# EXERCISE DETAILS
Print exactly the lines from the first one down to the line that contains "1.035e-2, 1.117e-2, 1.175e-2]", both included, and skip the pictures.

# MATERIAL
## start

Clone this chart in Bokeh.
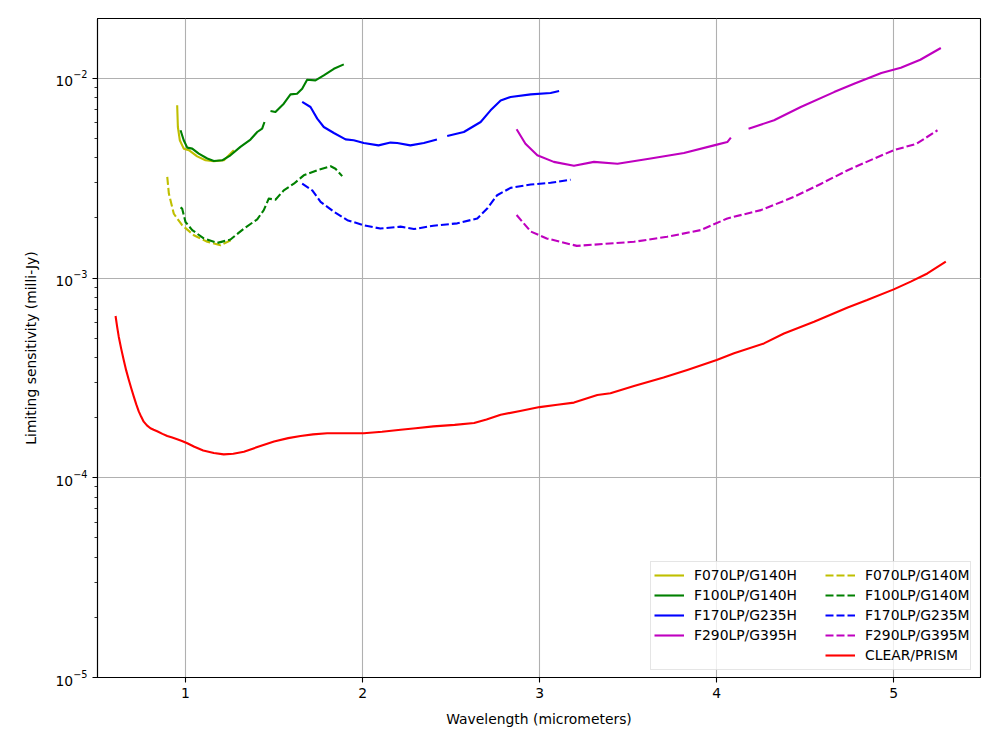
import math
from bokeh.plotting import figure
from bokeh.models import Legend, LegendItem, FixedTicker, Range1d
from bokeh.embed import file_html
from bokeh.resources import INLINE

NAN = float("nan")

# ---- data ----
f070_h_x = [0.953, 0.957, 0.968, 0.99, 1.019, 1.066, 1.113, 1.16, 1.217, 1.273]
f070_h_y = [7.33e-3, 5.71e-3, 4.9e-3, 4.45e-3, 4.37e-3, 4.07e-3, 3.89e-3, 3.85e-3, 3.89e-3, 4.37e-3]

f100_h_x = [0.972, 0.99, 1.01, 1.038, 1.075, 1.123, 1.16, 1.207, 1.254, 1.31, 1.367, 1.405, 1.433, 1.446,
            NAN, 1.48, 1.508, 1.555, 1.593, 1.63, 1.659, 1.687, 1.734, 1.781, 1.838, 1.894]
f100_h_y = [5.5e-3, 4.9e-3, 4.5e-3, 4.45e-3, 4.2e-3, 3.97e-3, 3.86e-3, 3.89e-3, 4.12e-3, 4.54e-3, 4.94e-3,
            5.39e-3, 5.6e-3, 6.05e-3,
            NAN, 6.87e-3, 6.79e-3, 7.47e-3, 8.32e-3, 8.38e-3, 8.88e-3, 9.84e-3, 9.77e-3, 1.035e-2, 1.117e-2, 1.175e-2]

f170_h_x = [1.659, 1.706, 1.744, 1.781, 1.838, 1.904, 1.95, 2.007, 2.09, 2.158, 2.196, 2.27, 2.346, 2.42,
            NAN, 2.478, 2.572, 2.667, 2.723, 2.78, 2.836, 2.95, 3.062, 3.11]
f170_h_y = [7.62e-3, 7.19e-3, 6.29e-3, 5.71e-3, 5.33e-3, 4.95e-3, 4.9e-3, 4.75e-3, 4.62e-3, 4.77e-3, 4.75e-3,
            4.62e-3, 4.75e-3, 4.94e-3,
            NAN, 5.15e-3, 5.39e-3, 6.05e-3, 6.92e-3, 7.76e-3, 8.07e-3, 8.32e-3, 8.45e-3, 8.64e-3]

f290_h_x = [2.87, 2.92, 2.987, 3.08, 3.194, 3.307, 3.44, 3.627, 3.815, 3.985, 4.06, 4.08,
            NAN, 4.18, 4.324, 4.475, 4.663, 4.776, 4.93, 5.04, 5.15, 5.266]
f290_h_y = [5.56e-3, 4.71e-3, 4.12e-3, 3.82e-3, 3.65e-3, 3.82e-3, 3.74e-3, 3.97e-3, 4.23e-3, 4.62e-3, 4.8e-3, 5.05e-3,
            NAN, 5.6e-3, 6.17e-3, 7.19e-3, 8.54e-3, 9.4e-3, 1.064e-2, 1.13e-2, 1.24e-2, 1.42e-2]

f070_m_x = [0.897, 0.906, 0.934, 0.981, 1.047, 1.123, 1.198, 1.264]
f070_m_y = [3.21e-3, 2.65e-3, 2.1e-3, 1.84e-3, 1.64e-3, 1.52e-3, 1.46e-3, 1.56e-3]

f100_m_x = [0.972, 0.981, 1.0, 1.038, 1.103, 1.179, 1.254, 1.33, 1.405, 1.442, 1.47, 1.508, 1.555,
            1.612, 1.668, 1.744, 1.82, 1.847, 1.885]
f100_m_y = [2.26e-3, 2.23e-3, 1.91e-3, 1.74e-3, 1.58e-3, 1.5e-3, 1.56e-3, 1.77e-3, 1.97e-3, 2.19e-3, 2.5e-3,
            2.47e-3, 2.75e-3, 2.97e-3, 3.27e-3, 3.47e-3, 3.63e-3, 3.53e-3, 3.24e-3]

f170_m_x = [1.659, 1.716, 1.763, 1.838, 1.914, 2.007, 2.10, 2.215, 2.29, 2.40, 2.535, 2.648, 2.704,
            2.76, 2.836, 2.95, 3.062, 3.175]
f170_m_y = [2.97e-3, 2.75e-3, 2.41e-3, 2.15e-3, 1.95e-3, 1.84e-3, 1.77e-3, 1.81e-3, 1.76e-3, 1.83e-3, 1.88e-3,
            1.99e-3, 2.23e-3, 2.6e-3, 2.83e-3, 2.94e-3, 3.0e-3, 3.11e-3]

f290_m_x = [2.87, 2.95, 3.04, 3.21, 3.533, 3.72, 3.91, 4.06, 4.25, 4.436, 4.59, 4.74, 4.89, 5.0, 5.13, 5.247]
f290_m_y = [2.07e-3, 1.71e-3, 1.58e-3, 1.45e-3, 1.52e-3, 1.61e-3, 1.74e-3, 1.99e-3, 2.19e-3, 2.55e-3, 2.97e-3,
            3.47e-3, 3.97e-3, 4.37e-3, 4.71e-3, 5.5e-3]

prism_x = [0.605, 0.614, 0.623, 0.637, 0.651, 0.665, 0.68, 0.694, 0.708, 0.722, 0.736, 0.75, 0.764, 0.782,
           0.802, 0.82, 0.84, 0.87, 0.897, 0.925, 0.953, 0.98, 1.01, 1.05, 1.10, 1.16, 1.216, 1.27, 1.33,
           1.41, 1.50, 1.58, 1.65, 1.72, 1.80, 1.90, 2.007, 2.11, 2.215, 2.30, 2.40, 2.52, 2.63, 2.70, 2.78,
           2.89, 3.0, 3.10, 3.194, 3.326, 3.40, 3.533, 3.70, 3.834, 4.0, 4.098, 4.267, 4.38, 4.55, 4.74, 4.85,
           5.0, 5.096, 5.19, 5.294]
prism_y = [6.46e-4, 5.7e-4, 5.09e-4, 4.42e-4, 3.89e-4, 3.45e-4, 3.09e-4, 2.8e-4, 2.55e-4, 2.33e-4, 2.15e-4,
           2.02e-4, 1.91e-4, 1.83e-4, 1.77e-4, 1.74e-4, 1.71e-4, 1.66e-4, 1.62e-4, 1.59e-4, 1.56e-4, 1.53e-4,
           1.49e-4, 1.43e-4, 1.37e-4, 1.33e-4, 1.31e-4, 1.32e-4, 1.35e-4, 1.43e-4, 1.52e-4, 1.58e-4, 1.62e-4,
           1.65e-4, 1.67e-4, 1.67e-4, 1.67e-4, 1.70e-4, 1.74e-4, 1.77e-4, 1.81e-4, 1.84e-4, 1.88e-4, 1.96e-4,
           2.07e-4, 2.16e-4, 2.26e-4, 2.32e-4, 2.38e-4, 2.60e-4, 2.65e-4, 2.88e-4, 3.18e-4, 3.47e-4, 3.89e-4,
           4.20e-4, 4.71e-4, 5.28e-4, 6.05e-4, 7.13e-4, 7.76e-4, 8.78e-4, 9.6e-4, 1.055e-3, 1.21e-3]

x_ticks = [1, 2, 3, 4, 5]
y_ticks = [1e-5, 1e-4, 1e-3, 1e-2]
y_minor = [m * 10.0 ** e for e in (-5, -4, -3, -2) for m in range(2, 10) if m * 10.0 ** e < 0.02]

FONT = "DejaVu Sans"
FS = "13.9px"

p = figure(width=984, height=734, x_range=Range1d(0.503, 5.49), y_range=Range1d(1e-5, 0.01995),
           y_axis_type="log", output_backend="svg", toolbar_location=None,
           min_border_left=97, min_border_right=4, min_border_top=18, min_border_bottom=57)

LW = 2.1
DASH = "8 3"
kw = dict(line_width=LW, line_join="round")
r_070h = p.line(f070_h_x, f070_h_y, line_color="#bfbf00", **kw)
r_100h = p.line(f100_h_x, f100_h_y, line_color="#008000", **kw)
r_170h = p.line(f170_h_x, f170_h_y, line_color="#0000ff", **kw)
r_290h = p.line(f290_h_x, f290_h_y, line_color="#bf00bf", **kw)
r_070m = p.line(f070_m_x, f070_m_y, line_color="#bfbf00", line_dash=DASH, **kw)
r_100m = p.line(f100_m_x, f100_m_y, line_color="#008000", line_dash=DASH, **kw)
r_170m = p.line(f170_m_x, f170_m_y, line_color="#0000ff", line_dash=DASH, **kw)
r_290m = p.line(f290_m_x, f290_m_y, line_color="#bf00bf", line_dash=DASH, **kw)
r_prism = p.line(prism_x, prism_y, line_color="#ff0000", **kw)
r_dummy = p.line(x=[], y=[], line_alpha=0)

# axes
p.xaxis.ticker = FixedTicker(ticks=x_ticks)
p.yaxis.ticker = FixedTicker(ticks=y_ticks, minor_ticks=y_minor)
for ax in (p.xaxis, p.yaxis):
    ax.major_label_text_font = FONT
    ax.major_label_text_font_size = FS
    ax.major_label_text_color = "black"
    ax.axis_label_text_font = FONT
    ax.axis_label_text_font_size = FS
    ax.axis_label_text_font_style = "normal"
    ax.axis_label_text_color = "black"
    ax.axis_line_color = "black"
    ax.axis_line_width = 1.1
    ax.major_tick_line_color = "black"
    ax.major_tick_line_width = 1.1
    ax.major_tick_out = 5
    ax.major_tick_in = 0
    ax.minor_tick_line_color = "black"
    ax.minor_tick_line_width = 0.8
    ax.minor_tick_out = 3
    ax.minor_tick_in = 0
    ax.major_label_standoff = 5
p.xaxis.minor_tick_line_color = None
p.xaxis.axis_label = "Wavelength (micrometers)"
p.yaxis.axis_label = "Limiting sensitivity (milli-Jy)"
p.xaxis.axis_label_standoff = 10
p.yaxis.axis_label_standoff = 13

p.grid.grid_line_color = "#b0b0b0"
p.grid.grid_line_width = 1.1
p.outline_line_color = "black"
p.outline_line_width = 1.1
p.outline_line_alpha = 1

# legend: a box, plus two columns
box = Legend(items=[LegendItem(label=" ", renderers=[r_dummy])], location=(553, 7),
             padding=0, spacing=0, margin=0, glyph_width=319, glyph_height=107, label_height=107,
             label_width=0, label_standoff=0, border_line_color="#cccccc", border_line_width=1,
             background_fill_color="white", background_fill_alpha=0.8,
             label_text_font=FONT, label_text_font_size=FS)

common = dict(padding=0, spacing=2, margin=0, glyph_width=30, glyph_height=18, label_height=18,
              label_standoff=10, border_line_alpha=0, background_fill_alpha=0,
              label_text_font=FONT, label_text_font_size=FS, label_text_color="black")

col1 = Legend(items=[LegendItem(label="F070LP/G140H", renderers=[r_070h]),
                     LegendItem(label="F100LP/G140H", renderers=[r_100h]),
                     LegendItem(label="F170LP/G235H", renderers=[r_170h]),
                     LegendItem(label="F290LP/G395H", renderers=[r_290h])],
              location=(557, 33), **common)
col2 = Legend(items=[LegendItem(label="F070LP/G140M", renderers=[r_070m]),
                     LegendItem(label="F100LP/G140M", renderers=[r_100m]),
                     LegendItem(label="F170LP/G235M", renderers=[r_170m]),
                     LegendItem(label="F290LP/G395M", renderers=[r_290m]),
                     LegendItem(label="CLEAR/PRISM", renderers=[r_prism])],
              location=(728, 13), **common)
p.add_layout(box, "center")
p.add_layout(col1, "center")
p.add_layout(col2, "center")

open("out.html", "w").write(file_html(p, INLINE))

## end

# SOLUTION
Clone this chart in Bokeh.
import math
from bokeh.plotting import figure
from bokeh.models import Legend, LegendItem, FixedTicker, Range1d
from bokeh.embed import file_html
from bokeh.resources import INLINE

NAN = float("nan")

# ---- data ----
f070_h_x = [0.953, 0.957, 0.968, 0.99, 1.019, 1.066, 1.113, 1.16, 1.217, 1.273]
f070_h_y = [7.33e-3, 5.71e-3, 4.9e-3, 4.45e-3, 4.37e-3, 4.07e-3, 3.89e-3, 3.85e-3, 3.89e-3, 4.37e-3]

f100_h_x = [0.972, 0.99, 1.01, 1.038, 1.075, 1.123, 1.16, 1.207, 1.254, 1.31, 1.367, 1.405, 1.433, 1.446,
            NAN, 1.48, 1.508, 1.555, 1.593, 1.63, 1.659, 1.687, 1.734, 1.781, 1.838, 1.894]
f100_h_y = [5.5e-3, 4.9e-3, 4.5e-3, 4.45e-3, 4.2e-3, 3.97e-3, 3.86e-3, 3.89e-3, 4.12e-3, 4.54e-3, 4.94e-3,
            5.39e-3, 5.6e-3, 6.05e-3,
            NAN, 6.87e-3, 6.79e-3, 7.47e-3, 8.32e-3, 8.38e-3, 8.88e-3, 9.84e-3, 9.77e-3, 1.035e-2, 1.117e-2, 1.175e-2]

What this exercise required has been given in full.